Como é ingénuo e ilusório pensar que isto se resolve com medidas externas, jurídicas, políticas ou económicas! Chega de paliativos e manobras de diversão. É de saber viver que necessitamos. Reaprender a felicidade de respirar, de dar um passo sobre a terra, de contemplar o céu, de beber um gole de água fresca, de acariciar um ser vivo, humano, planta ou animal. Reaprender o êxtase de amar toda a expressão da Vida. Desaprender e reaprender tudo. Deixar de viver mortos. Despertar. Aqui-Agora.

quinta-feira, 2 de julho de 2015

É a Hora de mobilizar a sociedade para o bem comum à margem de Estados, governos e partidos

A (des)União Europeia definha numa guerra de contabilistas, enquanto os povos, os seres vivos e a Terra padecem uma economia da predação ao serviço da ganância das grandes corporações. É a Hora de mobilizar a sociedade para o bem comum à margem de Estados, governos e partidos, de modo a que sejam os Estados, os governos e os partidos que se revelem marginais a uma sociedade auto-organizada.
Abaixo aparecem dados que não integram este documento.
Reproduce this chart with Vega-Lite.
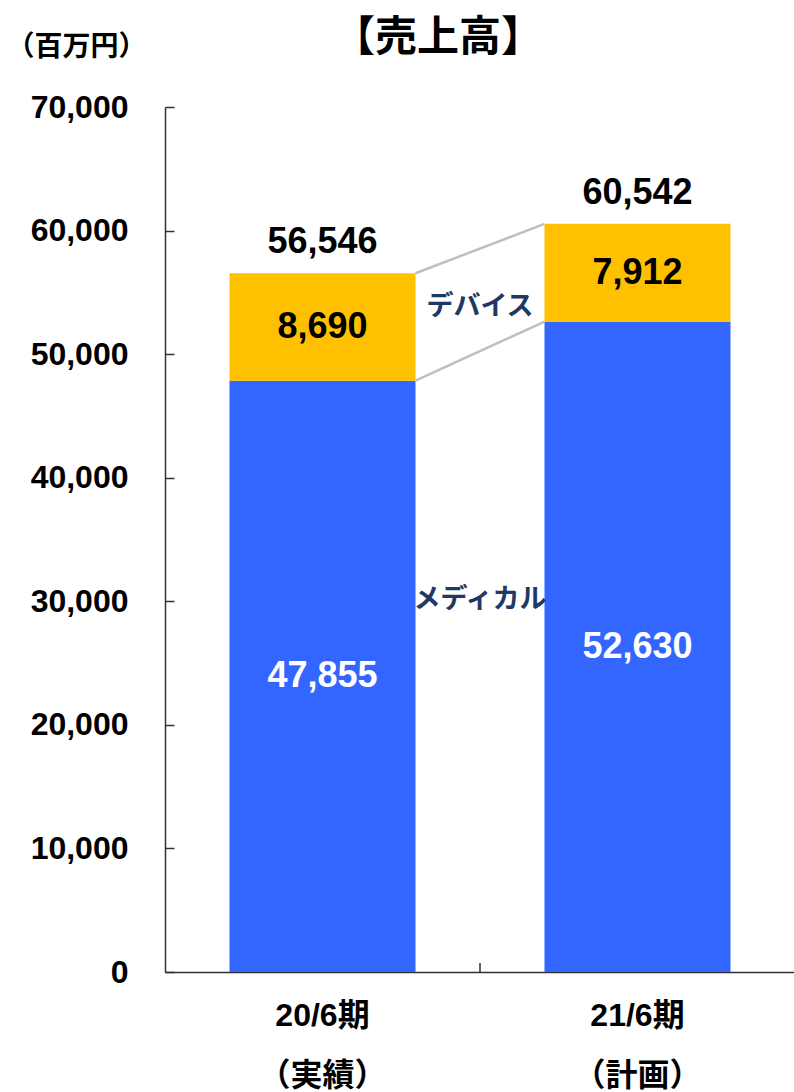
{
  "$schema": "https://vega.github.io/schema/vega-lite/v6.json",
  "width": 630,
  "height": 865,
  "autosize": {"type": "none"},
  "padding": {"left": 165, "top": 107, "right": 0, "bottom": 120},
  "background": "white",
  "title": {"text": "【売上高】", "fontSize": 42, "fontWeight": "bold", "font": "Noto Sans CJK JP", "color": "black", "anchor": "middle", "dx": -42, "offset": -27},
  "config": {"view": {"stroke": null}, "font": "Liberation Sans, Noto Sans CJK JP"},
  "datasets": {
    "main": [
      {"period": "20/6期\n（実績）", "segment": "メディカル", "order": 1, "value": 47855},
      {"period": "20/6期\n（実績）", "segment": "デバイス", "order": 2, "value": 8690},
      {"period": "21/6期\n（計画）", "segment": "メディカル", "order": 1, "value": 52630},
      {"period": "21/6期\n（計画）", "segment": "デバイス", "order": 2, "value": 7912}
    ],
    "totals": [
      {"period": "20/6期\n（実績）", "total": 56546},
      {"period": "21/6期\n（計画）", "total": 60542}
    ],
    "names": [
      {"period": "20/6期\n（実績）", "label": "デバイス", "pos": 53800},
      {"period": "20/6期\n（実績）", "label": "メディカル", "pos": 30100}
    ],
    "links": [
      {"from": "20/6期\n（実績）", "to": "21/6期\n（計画）", "y1": 56546, "y2": 60542},
      {"from": "20/6期\n（実績）", "to": "21/6期\n（計画）", "y1": 47855, "y2": 52630}
    ]
  },
  "layer": [
    {
      "data": {"name": "main"},
      "mark": {"type": "bar", "width": 186},
      "encoding": {
        "x": {"field": "period", "type": "nominal", "sort": null,
          "scale": {"paddingInner": 0, "paddingOuter": 0},
          "axis": {"title": null, "labelAngle": 0, "labelExpr": "split(datum.label, '\\n')",
            "labelFontSize": 32, "labelFontWeight": "bold", "labelColor": "black", "labelLineHeight": 60,
            "labelBaseline": "top", "labelPadding": 28, "ticks": false,
            "domainColor": "#333333", "domainWidth": 1.5, "grid": false}},
        "y": {"field": "value", "type": "quantitative", "stack": "zero",
          "scale": {"domain": [0, 70000], "nice": false},
          "axis": {"title": "（百万円）", "titleAngle": 0, "titleX": -89, "titleY": -60, "titleAlign": "center", "titleBaseline": "middle",
            "titleFontSize": 28, "titleFontWeight": "bold", "titleColor": "black", "titleFont": "Noto Sans CJK JP",
            "values": [0, 10000, 20000, 30000, 40000, 50000, 60000, 70000], "format": ",d", "labelFlush": false,
            "labelFontSize": 32, "labelFontWeight": "bold", "labelColor": "black", "labelPadding": 46,
            "tickSize": -9, "tickColor": "#333333", "tickWidth": 1.5, "domainColor": "#333333", "domainWidth": 1.5, "grid": false}},
        "color": {"field": "segment", "type": "nominal", "scale": {"domain": ["メディカル", "デバイス"], "range": ["#3366FF", "#FFC000"]}, "legend": null},
        "order": {"field": "order", "type": "quantitative"}
      }
    },
    {
      "data": {"name": "main"},
      "mark": {"type": "text", "fontSize": 36, "fontWeight": "bold", "baseline": "middle", "font": "Liberation Sans"},
      "encoding": {
        "x": {"field": "period", "type": "nominal", "sort": null},
        "y": {"field": "value", "type": "quantitative", "stack": "zero", "bandPosition": 0.5},
        "order": {"field": "order", "type": "quantitative"},
        "text": {"field": "value", "type": "quantitative", "format": ","},
        "color": {"condition": {"test": "datum.segment == 'メディカル'", "value": "white"}, "value": "black"}
      }
    },
    {
      "data": {"name": "totals"},
      "mark": {"type": "text", "fontSize": 36, "fontWeight": "bold", "baseline": "alphabetic", "dy": -20, "color": "black", "font": "Liberation Sans"},
      "encoding": {
        "x": {"field": "period", "type": "nominal", "sort": null},
        "y": {"field": "total", "type": "quantitative"},
        "text": {"field": "total", "type": "quantitative", "format": ","}
      }
    },
    {
      "data": {"name": "totals"},
      "mark": {"type": "tick", "orient": "vertical", "size": 9, "thickness": 1.5, "color": "#333333", "yOffset": -4.5, "opacity": 1},
      "encoding": {
        "x": {"field": "period", "type": "nominal", "sort": null, "bandPosition": 1},
        "y": {"datum": 0, "type": "quantitative"}
      }
    },
    {
      "data": {"name": "names"},
      "mark": {"type": "text", "fontSize": 27, "fontWeight": "bold", "baseline": "middle", "color": "#203864", "font": "Noto Sans CJK JP"},
      "encoding": {
        "x": {"field": "period", "type": "nominal", "sort": null, "bandPosition": 1},
        "y": {"field": "pos", "type": "quantitative"},
        "text": {"field": "label", "type": "nominal"}
      }
    },
    {
      "data": {"name": "links"},
      "mark": {"type": "rule", "color": "#BFBFBF", "strokeWidth": 2.5},
      "encoding": {
        "x": {"field": "from", "type": "nominal", "sort": null, "bandPosition": 0.7952},
        "x2": {"field": "to", "bandPosition": 0.2048},
        "y": {"field": "y1", "type": "quantitative"},
        "y2": {"field": "y2"}
      }
    }
  ]
}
É a Hora de reconhecer que o poder não está nas instituições, mas nas nossas vidas: o poder de ser e de agir com consciência e amor, pelo bem da Terra e de todos os seres vivos. É a Hora de Despertar.

quarta-feira, 1 de julho de 2015

Precisamos de um movimento apartidário e de outro estilo de vida

Uma das maiores armadilhas desta chamada democracia é que as pessoas se habituaram a esperar tudo dos governos e dos partidos e pouco ou nada de si mesmas. A democracia representativa infantiliza e desresponsabiliza os eleitores, que reduzem a sua responsabilidade a delegarem periodicamente responsabilidades noutros que pertencem a corporações de interesses e sobre os quais não têm o mínimo conhecimento nem poder. A democracia representativa é a forma moderna da alienação, do controle e da opressão social. Precisamos de outra coisa. Não de outros governos ou partidos, mas de outro estilo de vida, que passe também por formas de democracia directa e por comunidades locais autogeridas. Precisamos de um movimento apartidário que desperte a sociedade nesse sentido.